>> START The records

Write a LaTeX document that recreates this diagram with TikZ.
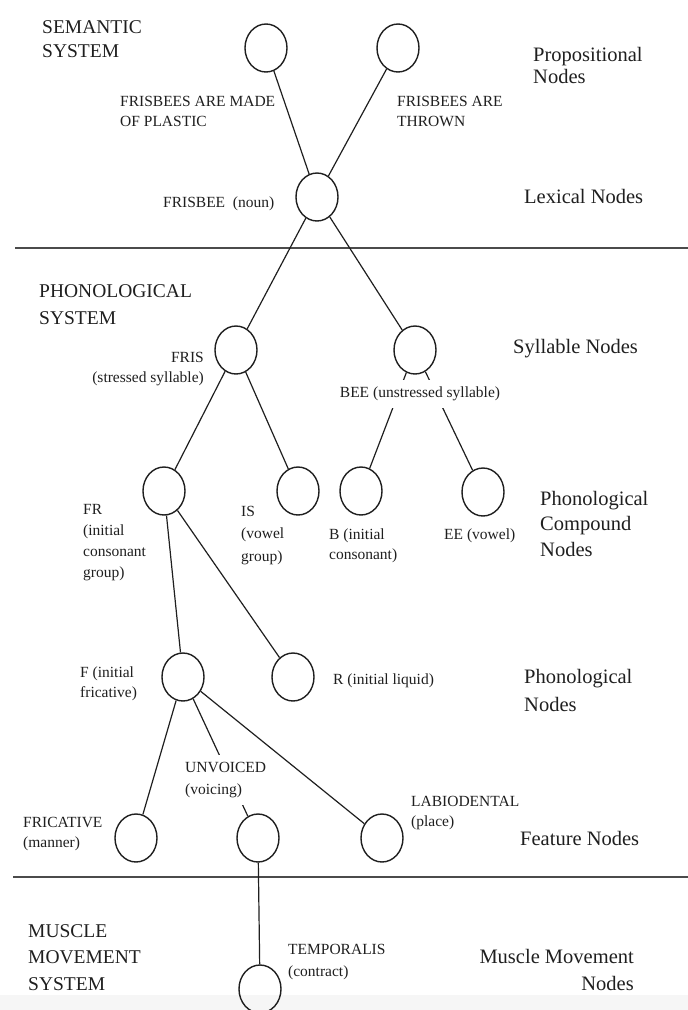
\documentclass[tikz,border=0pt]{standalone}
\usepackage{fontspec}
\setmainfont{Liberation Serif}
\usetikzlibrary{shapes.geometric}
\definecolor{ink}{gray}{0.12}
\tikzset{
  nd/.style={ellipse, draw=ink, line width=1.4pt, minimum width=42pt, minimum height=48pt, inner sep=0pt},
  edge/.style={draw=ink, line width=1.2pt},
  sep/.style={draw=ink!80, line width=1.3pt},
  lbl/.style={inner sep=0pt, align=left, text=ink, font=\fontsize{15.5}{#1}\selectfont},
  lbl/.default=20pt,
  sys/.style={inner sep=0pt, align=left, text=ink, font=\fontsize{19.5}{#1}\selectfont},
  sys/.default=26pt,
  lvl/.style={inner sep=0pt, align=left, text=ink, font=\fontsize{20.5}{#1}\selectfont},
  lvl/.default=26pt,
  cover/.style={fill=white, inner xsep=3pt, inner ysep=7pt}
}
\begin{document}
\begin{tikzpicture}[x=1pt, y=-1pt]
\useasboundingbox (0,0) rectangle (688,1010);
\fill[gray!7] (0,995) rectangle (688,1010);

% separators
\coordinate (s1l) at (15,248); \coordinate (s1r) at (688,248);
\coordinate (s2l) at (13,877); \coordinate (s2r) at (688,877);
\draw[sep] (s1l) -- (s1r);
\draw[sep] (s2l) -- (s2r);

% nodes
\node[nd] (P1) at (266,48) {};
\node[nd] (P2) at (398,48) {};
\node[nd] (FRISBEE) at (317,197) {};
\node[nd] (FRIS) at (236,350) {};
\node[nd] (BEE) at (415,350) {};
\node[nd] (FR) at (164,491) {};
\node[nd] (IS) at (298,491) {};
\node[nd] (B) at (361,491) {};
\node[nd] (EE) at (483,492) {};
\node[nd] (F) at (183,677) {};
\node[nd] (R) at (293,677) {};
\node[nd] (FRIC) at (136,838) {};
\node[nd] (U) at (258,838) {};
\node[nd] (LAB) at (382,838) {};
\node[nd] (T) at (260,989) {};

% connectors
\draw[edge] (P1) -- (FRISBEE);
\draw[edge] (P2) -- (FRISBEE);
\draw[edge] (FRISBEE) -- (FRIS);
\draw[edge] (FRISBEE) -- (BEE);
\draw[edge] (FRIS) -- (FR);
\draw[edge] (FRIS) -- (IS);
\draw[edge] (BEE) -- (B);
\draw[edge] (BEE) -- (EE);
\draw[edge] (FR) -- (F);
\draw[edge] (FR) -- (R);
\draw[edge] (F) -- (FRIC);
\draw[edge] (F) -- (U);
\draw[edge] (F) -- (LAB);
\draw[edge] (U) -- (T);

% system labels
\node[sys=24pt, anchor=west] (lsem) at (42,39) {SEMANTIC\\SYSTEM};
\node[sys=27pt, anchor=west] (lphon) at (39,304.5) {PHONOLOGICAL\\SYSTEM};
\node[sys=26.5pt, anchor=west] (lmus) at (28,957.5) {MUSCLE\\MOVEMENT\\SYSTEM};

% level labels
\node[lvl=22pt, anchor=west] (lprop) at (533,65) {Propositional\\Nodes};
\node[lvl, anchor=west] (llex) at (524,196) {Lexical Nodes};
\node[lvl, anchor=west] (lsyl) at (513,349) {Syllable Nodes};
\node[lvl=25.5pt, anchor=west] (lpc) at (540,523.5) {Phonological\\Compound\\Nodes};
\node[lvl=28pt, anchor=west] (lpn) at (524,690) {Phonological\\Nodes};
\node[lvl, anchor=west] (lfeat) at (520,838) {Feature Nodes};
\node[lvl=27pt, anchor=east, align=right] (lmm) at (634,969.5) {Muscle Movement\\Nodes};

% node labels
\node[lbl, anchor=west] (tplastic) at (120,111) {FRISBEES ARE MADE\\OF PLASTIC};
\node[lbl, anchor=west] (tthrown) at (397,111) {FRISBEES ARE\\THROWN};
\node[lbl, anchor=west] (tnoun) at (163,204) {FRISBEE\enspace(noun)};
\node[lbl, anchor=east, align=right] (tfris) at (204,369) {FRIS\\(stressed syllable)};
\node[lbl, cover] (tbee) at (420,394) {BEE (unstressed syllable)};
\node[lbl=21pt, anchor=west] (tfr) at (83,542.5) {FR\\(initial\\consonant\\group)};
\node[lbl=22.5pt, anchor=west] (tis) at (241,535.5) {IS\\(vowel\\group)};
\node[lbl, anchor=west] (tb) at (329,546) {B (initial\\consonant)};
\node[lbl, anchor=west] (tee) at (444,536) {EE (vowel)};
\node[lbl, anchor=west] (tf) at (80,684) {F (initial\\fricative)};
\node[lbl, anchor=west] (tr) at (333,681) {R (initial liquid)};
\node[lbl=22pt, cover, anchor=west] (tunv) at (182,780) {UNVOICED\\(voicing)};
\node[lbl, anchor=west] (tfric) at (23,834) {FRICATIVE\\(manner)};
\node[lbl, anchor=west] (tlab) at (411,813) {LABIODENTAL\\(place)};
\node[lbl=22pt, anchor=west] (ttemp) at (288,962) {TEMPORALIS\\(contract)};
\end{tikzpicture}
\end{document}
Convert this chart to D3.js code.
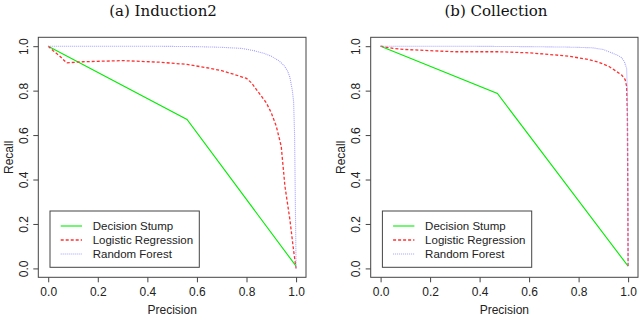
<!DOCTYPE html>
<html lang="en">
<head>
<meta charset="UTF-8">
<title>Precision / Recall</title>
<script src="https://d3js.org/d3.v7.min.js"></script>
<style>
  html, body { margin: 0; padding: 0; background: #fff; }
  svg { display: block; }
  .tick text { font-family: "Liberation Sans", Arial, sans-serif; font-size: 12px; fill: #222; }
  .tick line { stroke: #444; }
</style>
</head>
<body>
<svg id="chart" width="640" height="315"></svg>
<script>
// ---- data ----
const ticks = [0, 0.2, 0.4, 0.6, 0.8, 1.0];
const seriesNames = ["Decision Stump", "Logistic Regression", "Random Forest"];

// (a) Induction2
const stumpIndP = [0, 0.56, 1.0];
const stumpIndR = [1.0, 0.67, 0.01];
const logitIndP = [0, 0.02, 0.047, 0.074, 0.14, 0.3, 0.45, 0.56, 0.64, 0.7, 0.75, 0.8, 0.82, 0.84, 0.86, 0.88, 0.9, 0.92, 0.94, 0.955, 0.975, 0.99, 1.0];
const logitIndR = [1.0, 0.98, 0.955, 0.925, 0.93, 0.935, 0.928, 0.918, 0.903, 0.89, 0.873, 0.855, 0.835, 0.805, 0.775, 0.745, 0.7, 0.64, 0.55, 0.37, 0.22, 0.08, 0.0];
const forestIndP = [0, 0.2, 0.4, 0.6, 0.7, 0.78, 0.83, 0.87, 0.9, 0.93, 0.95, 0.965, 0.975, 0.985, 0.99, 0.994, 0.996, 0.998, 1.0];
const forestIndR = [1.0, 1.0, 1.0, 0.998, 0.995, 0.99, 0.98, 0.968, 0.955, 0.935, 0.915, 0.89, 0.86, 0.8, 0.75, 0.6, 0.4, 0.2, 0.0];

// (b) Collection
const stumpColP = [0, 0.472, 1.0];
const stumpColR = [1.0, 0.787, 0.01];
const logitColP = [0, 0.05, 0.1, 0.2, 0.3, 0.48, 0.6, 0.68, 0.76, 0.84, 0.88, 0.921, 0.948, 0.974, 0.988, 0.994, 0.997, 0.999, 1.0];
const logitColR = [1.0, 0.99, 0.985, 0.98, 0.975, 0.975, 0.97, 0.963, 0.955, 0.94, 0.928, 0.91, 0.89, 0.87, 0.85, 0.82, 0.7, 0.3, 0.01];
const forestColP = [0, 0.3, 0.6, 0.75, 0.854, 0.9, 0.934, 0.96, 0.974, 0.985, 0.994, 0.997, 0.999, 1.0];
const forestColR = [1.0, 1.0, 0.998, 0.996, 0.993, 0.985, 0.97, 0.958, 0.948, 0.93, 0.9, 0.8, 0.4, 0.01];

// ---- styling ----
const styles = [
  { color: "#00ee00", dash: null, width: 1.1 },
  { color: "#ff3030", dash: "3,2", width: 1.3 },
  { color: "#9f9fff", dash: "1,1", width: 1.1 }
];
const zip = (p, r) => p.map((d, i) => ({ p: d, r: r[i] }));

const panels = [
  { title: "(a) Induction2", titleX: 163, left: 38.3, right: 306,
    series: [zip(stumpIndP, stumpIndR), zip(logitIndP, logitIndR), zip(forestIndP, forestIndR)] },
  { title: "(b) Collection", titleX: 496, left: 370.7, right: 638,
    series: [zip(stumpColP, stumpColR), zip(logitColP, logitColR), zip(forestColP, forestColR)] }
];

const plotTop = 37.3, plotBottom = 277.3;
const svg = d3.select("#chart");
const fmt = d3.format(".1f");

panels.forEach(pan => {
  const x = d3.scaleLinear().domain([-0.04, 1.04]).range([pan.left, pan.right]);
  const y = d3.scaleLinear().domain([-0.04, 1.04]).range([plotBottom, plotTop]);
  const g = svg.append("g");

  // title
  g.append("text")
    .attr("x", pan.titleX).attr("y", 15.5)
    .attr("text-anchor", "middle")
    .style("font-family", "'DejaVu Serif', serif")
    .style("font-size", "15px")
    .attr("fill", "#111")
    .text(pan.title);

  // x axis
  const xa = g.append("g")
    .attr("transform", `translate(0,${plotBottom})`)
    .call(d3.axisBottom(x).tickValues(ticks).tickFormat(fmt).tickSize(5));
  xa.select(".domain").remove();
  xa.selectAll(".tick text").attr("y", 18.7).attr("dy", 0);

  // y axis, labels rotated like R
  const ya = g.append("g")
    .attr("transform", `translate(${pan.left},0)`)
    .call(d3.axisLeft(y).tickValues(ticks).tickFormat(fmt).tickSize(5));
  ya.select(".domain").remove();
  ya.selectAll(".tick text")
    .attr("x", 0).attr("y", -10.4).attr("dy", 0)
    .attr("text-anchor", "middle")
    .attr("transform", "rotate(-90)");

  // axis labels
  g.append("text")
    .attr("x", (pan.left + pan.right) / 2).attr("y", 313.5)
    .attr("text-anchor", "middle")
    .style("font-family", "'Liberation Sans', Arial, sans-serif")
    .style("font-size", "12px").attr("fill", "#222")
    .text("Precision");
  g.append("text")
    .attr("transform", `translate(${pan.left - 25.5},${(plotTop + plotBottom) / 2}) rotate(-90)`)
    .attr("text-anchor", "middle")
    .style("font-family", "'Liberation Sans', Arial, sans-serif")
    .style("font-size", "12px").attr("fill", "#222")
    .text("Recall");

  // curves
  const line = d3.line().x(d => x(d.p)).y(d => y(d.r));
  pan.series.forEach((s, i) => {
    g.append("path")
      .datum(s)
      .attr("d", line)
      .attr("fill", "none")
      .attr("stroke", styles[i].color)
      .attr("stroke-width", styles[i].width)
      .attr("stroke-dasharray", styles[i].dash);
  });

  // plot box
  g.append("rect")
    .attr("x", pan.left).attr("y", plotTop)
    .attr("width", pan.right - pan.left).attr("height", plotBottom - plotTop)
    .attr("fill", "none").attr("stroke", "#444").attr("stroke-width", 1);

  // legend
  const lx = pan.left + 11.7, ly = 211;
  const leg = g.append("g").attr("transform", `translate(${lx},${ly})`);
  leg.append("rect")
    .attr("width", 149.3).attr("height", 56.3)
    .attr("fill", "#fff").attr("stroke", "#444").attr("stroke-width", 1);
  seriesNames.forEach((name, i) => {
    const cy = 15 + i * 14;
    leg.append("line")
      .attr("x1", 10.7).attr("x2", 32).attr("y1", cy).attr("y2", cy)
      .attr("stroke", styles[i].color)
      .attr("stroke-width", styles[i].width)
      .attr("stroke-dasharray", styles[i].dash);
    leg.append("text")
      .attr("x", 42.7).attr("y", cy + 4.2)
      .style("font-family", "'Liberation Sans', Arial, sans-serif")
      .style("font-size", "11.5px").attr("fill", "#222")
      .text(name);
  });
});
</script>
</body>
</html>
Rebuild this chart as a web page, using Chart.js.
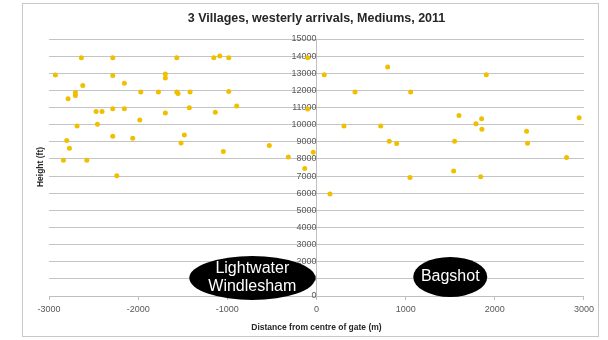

>> END The records

Do this: From the opening line of the listing above through the line bearing "(s2l) -- (s2r);", repeat each line exactly. Drop every picture.

Task solution:
Write a LaTeX document that recreates this diagram with TikZ.
\documentclass[tikz,border=0pt]{standalone}
\usepackage{fontspec}
\setmainfont{Liberation Serif}
\usetikzlibrary{shapes.geometric}
\definecolor{ink}{gray}{0.12}
\tikzset{
  nd/.style={ellipse, draw=ink, line width=1.4pt, minimum width=42pt, minimum height=48pt, inner sep=0pt},
  edge/.style={draw=ink, line width=1.2pt},
  sep/.style={draw=ink!80, line width=1.3pt},
  lbl/.style={inner sep=0pt, align=left, text=ink, font=\fontsize{15.5}{#1}\selectfont},
  lbl/.default=20pt,
  sys/.style={inner sep=0pt, align=left, text=ink, font=\fontsize{19.5}{#1}\selectfont},
  sys/.default=26pt,
  lvl/.style={inner sep=0pt, align=left, text=ink, font=\fontsize{20.5}{#1}\selectfont},
  lvl/.default=26pt,
  cover/.style={fill=white, inner xsep=3pt, inner ysep=7pt}
}
\begin{document}
\begin{tikzpicture}[x=1pt, y=-1pt]
\useasboundingbox (0,0) rectangle (688,1010);
\fill[gray!7] (0,995) rectangle (688,1010);

% separators
\coordinate (s1l) at (15,248); \coordinate (s1r) at (688,248);
\coordinate (s2l) at (13,877); \coordinate (s2r) at (688,877);
\draw[sep] (s1l) -- (s1r);
\draw[sep] (s2l) -- (s2r);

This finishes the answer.